*Stored data:*
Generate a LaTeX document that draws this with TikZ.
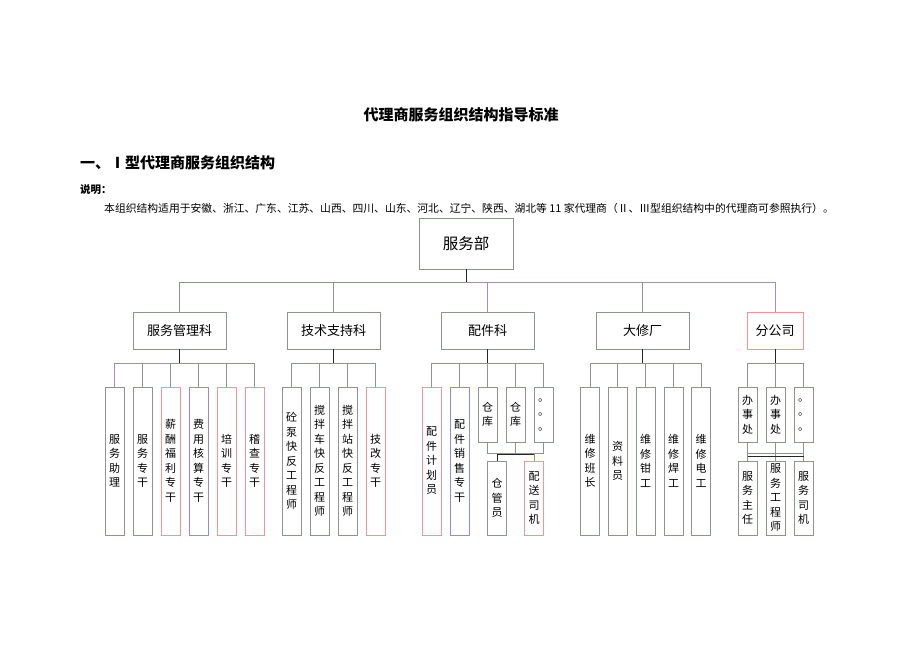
\documentclass[tikz,border=0pt]{standalone}
\usepackage{fontspec}
\setmainfont{Noto Sans CJK SC}
\definecolor{lgray}{RGB}{140,150,140}
\definecolor{lpurp}{RGB}{165,145,175}
\definecolor{pinkc}{RGB}{240,150,150}
\definecolor{bluec}{RGB}{140,140,240}
\begin{document}
\begin{tikzpicture}[x=1pt,y=-1pt,
  box/.style={draw=lgray, line width=0.8pt, inner sep=0pt, align=center, fill=white},
  vbox/.style={box, minimum width=19pt, font=\fontsize{11}{14.5}\selectfont},
  tall/.style={vbox, minimum height=148pt},
  short/.style={vbox, minimum height=55pt},
  low/.style={vbox, minimum height=74pt},
  mid/.style={box, minimum width=93pt, minimum height=37pt, font=\fontsize{13}{15}\selectfont},
  conn/.style={draw=lgray, line width=0.8pt},
  pconn/.style={draw=lpurp, line width=0.8pt},
  dk/.style={draw=black!85, line width=0.9pt},
  pinkb/.style={draw=pinkc},
  blueb/.style={draw=bluec},
  txt/.style={inner sep=0pt}]
\fill[white] (0,0) rectangle (920,651);
\useasboundingbox (0,0) rectangle (920,651);

% texts
\node[txt, font=\bfseries\fontsize{15}{18}\selectfont] (title) at (461,115) {代理商服务组织结构指导标准};
\node[txt, anchor=west, font=\bfseries\fontsize{15}{18}\selectfont] (head) at (80,163) {一、Ⅰ型代理商服务组织结构};
\node[txt, anchor=west, font=\bfseries\fontsize{10.5}{12}\selectfont] (note) at (80,190) {说明：};
\node[txt, anchor=west, font=\fontsize{10.8}{13}\selectfont] (body) at (104,208) {本组织结构适用于安徽、浙江、广东、江苏、山西、四川、山东、河北、辽宁、陕西、湖北等 11 家代理商（Ⅱ、Ⅲ型组织结构中的代理商可参照执行）。};

% bus coordinates
\coordinate (bus0) at (0,282);
\coordinate (bus1) at (0,363);
\coordinate (busA) at (0,453);
\coordinate (busB) at (0,454);
\coordinate (busC) at (0,456);

% top
\node[box, minimum width=94pt, minimum height=51pt, font=\fontsize{15.5}{18}\selectfont] (fwb) at (466,243.5) {服务部};

% second level
\node[mid] (smk) at (179.5,330.5) {服务管理科};
\node[mid] (jsk) at (333.5,330.5) {技术支持科};
\node[mid] (pjk) at (487.5,330.5) {配件科};
\node[mid] (dxc) at (642.5,330.5) {大修厂};
\node[mid, pinkb, minimum width=56pt] (fgs) at (775,330.5) {分公司};

% level 1 connectors
\draw[conn] (smk.north) -- (smk.north |- bus0) -- (fwb.south |- bus0);
\draw[pconn] (fwb.south |- bus0) -- (fgs.north |- bus0) -- (fgs.north);
\draw[conn] (jsk.north) -- (jsk.north |- bus0);
\draw[pconn] (pjk.north) -- (pjk.north |- bus0);
\draw[conn] (dxc.north) -- (dxc.north |- bus0);
\draw[dk] (fwb.south) -- (fwb.south |- bus0);

% service management children
\node[tall] (s1) at (114.5,461) {服\\务\\助\\理};
\node[tall] (s2) at (142.5,461) {服\\务\\专\\干};
\node[tall, pinkb] (s3) at (170.5,461) {薪\\酬\\福\\利\\专\\干};
\node[tall, blueb] (s4) at (198.5,461) {费\\用\\核\\算\\专\\干};
\node[tall, pinkb] (s5) at (226.5,461) {培\\训\\专\\干};
\node[tall, pinkb] (s6) at (254.5,461) {稽\\查\\专\\干};
\draw[pconn] (s1.north) -- (s1.north |- bus1) -- (s3.north |- bus1);
\draw[conn] (s3.north |- bus1) -- (s6.north |- bus1) -- (s6.north);
\foreach \n in {s2,s3,s4,s5} \draw[conn] (\n.north) -- (\n.north |- bus1);
\draw[dk] (smk.south) -- (smk.south |- bus1);

% technical support children
\node[tall] (t1) at (291.5,461) {砼\\泵\\快\\反\\工\\程\\师};
\node[tall] (t2) at (319.5,461) {搅\\拌\\车\\快\\反\\工\\程\\师};
\node[tall] (t3) at (347.5,461) {搅\\拌\\站\\快\\反\\工\\程\\师};
\node[tall, pinkb] (t4) at (375.5,461) {技\\改\\专\\干};
\draw[conn] (t1.north) -- (t1.north |- bus1) -- (t4.north |- bus1) -- (t4.north);
\foreach \n in {t2,t3} \draw[conn] (\n.north) -- (\n.north |- bus1);
\draw[dk] (jsk.south) -- (jsk.south |- bus1);

% parts children
\node[tall, pinkb] (p1) at (431.5,461) {配\\件\\计\\划\\员};
\node[tall, blueb] (p2) at (459.5,461) {配\\件\\销\\售\\专\\干};
\node[short] (p3) at (487.5,414.5) {仓\\库};
\node[short] (p4) at (515.5,414.5) {仓\\库};
\node[short] (p5) at (543.5,414.5) {。\\。\\。};
\node[low] (q1) at (497,498) {仓\\管\\员};
\node[low, pinkb] (q2) at (534,498) {配\\送\\司\\机};
\draw[conn] (p1.north) -- (p1.north |- bus1) -- (p5.north |- bus1) -- (p5.north);
\foreach \n in {p2,p3,p4} \draw[conn] (\n.north) -- (\n.north |- bus1);
\draw[dk] (pjk.south) -- (pjk.south |- bus1);
\draw[conn] (p3.south) -- (p3.south |- busA) -- (p5.south |- busA) -- (p5.south);
\draw[conn] (p4.south) -- (p4.south |- busA);
\draw[dk] (q1.north) -- (q1.north |- busB) -- (q2.north |- busB);
\draw[conn] (q2.north) -- (q2.north |- busB);

% workshop children
\node[tall] (d1) at (590,461) {维\\修\\班\\长};
\node[tall] (d2) at (617.5,461) {资\\料\\员};
\node[tall] (d3) at (645.5,461) {维\\修\\钳\\工};
\node[tall] (d4) at (673.5,461) {维\\修\\焊\\工};
\node[tall] (d5) at (701,461) {维\\修\\电\\工};
\draw[conn] (d1.north) -- (d1.north |- bus1) -- (d5.north |- bus1) -- (d5.north);
\foreach \n in {d2,d3,d4} \draw[conn] (\n.north) -- (\n.north |- bus1);
\draw[dk] (dxc.south) -- (dxc.south |- bus1);

% branch children
\node[short] (f1) at (747.5,414.5) {办\\事\\处};
\node[short] (f2) at (775.5,414.5) {办\\事\\处};
\node[short] (f3) at (803.5,414.5) {。\\。\\。};
\node[low] (g1) at (747.5,498) {服\\务\\主\\任};
\node[low] (g2) at (775.5,498) {服\\务\\工\\程\\师};
\node[low] (g3) at (803.5,498) {服\\务\\司\\机};
\draw[conn] (f1.north) -- (f1.north |- bus1) -- (f3.north |- bus1) -- (f3.north);
\draw[conn] (f2.north) -- (f2.north |- bus1);
\draw[dk] (fgs.south) -- (fgs.south |- bus1);
\draw[conn] (f1.south) -- (g1.north);
\draw[conn] (f2.south) -- (g2.north);
\draw[conn] (f3.south) -- (g3.north);
\draw[conn] (f1.south |- busA) -- (f3.south |- busA);
\draw[dk] (g1.north |- busC) -- (g3.north |- busC);
\end{tikzpicture}
\end{document}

*Problem:* Take the data above and repeat it exactly, leaving each picture out.

*Exercise result:*
Generate a LaTeX document that draws this with TikZ.
\documentclass[tikz,border=0pt]{standalone}
\usepackage{fontspec}
\setmainfont{Noto Sans CJK SC}
\definecolor{lgray}{RGB}{140,150,140}
\definecolor{lpurp}{RGB}{165,145,175}
\definecolor{pinkc}{RGB}{240,150,150}
\definecolor{bluec}{RGB}{140,140,240}
\begin{document}
\begin{tikzpicture}[x=1pt,y=-1pt,
  box/.style={draw=lgray, line width=0.8pt, inner sep=0pt, align=center, fill=white},
  vbox/.style={box, minimum width=19pt, font=\fontsize{11}{14.5}\selectfont},
  tall/.style={vbox, minimum height=148pt},
  short/.style={vbox, minimum height=55pt},
  low/.style={vbox, minimum height=74pt},
  mid/.style={box, minimum width=93pt, minimum height=37pt, font=\fontsize{13}{15}\selectfont},
  conn/.style={draw=lgray, line width=0.8pt},
  pconn/.style={draw=lpurp, line width=0.8pt},
  dk/.style={draw=black!85, line width=0.9pt},
  pinkb/.style={draw=pinkc},
  blueb/.style={draw=bluec},
  txt/.style={inner sep=0pt}]
\fill[white] (0,0) rectangle (920,651);
\useasboundingbox (0,0) rectangle (920,651);

% texts
\node[txt, font=\bfseries\fontsize{15}{18}\selectfont] (title) at (461,115) {代理商服务组织结构指导标准};
\node[txt, anchor=west, font=\bfseries\fontsize{15}{18}\selectfont] (head) at (80,163) {一、Ⅰ型代理商服务组织结构};
\node[txt, anchor=west, font=\bfseries\fontsize{10.5}{12}\selectfont] (note) at (80,190) {说明：};
\node[txt, anchor=west, font=\fontsize{10.8}{13}\selectfont] (body) at (104,208) {本组织结构适用于安徽、浙江、广东、江苏、山西、四川、山东、河北、辽宁、陕西、湖北等 11 家代理商（Ⅱ、Ⅲ型组织结构中的代理商可参照执行）。};

% bus coordinates
\coordinate (bus0) at (0,282);
\coordinate (bus1) at (0,363);
\coordinate (busA) at (0,453);
\coordinate (busB) at (0,454);
\coordinate (busC) at (0,456);

% top
\node[box, minimum width=94pt, minimum height=51pt, font=\fontsize{15.5}{18}\selectfont] (fwb) at (466,243.5) {服务部};

% second level
\node[mid] (smk) at (179.5,330.5) {服务管理科};
\node[mid] (jsk) at (333.5,330.5) {技术支持科};
\node[mid] (pjk) at (487.5,330.5) {配件科};
\node[mid] (dxc) at (642.5,330.5) {大修厂};
\node[mid, pinkb, minimum width=56pt] (fgs) at (775,330.5) {分公司};

% level 1 connectors
\draw[conn] (smk.north) -- (smk.north |- bus0) -- (fwb.south |- bus0);
\draw[pconn] (fwb.south |- bus0) -- (fgs.north |- bus0) -- (fgs.north);
\draw[conn] (jsk.north) -- (jsk.north |- bus0);
\draw[pconn] (pjk.north) -- (pjk.north |- bus0);
\draw[conn] (dxc.north) -- (dxc.north |- bus0);
\draw[dk] (fwb.south) -- (fwb.south |- bus0);

% service management children
\node[tall] (s1) at (114.5,461) {服\\务\\助\\理};
\node[tall] (s2) at (142.5,461) {服\\务\\专\\干};
\node[tall, pinkb] (s3) at (170.5,461) {薪\\酬\\福\\利\\专\\干};
\node[tall, blueb] (s4) at (198.5,461) {费\\用\\核\\算\\专\\干};
\node[tall, pinkb] (s5) at (226.5,461) {培\\训\\专\\干};
\node[tall, pinkb] (s6) at (254.5,461) {稽\\查\\专\\干};
\draw[pconn] (s1.north) -- (s1.north |- bus1) -- (s3.north |- bus1);
\draw[conn] (s3.north |- bus1) -- (s6.north |- bus1) -- (s6.north);
\foreach \n in {s2,s3,s4,s5} \draw[conn] (\n.north) -- (\n.north |- bus1);
\draw[dk] (smk.south) -- (smk.south |- bus1);

% technical support children
\node[tall] (t1) at (291.5,461) {砼\\泵\\快\\反\\工\\程\\师};
\node[tall] (t2) at (319.5,461) {搅\\拌\\车\\快\\反\\工\\程\\师};
\node[tall] (t3) at (347.5,461) {搅\\拌\\站\\快\\反\\工\\程\\师};
\node[tall, pinkb] (t4) at (375.5,461) {技\\改\\专\\干};
\draw[conn] (t1.north) -- (t1.north |- bus1) -- (t4.north |- bus1) -- (t4.north);
\foreach \n in {t2,t3} \draw[conn] (\n.north) -- (\n.north |- bus1);
\draw[dk] (jsk.south) -- (jsk.south |- bus1);

% parts children
\node[tall, pinkb] (p1) at (431.5,461) {配\\件\\计\\划\\员};
\node[tall, blueb] (p2) at (459.5,461) {配\\件\\销\\售\\专\\干};
\node[short] (p3) at (487.5,414.5) {仓\\库};
\node[short] (p4) at (515.5,414.5) {仓\\库};
\node[short] (p5) at (543.5,414.5) {。\\。\\。};
\node[low] (q1) at (497,498) {仓\\管\\员};
\node[low, pinkb] (q2) at (534,498) {配\\送\\司\\机};
\draw[conn] (p1.north) -- (p1.north |- bus1) -- (p5.north |- bus1) -- (p5.north);
\foreach \n in {p2,p3,p4} \draw[conn] (\n.north) -- (\n.north |- bus1);
\draw[dk] (pjk.south) -- (pjk.south |- bus1);
\draw[conn] (p3.south) -- (p3.south |- busA) -- (p5.south |- busA) -- (p5.south);
\draw[conn] (p4.south) -- (p4.south |- busA);
\draw[dk] (q1.north) -- (q1.north |- busB) -- (q2.north |- busB);
\draw[conn] (q2.north) -- (q2.north |- busB);

% workshop children
\node[tall] (d1) at (590,461) {维\\修\\班\\长};
\node[tall] (d2) at (617.5,461) {资\\料\\员};
\node[tall] (d3) at (645.5,461) {维\\修\\钳\\工};
\node[tall] (d4) at (673.5,461) {维\\修\\焊\\工};
\node[tall] (d5) at (701,461) {维\\修\\电\\工};
\draw[conn] (d1.north) -- (d1.north |- bus1) -- (d5.north |- bus1) -- (d5.north);
\foreach \n in {d2,d3,d4} \draw[conn] (\n.north) -- (\n.north |- bus1);
\draw[dk] (dxc.south) -- (dxc.south |- bus1);

% branch children
\node[short] (f1) at (747.5,414.5) {办\\事\\处};
\node[short] (f2) at (775.5,414.5) {办\\事\\处};
\node[short] (f3) at (803.5,414.5) {。\\。\\。};
\node[low] (g1) at (747.5,498) {服\\务\\主\\任};
\node[low] (g2) at (775.5,498) {服\\务\\工\\程\\师};
\node[low] (g3) at (803.5,498) {服\\务\\司\\机};
\draw[conn] (f1.north) -- (f1.north |- bus1) -- (f3.north |- bus1) -- (f3.north);
\draw[conn] (f2.north) -- (f2.north |- bus1);
\draw[dk] (fgs.south) -- (fgs.south |- bus1);
\draw[conn] (f1.south) -- (g1.north);
\draw[conn] (f2.south) -- (g2.north);
\draw[conn] (f3.south) -- (g3.north);
\draw[conn] (f1.south |- busA) -- (f3.south |- busA);
\draw[dk] (g1.north |- busC) -- (g3.north |- busC);
\end{tikzpicture}
\end{document}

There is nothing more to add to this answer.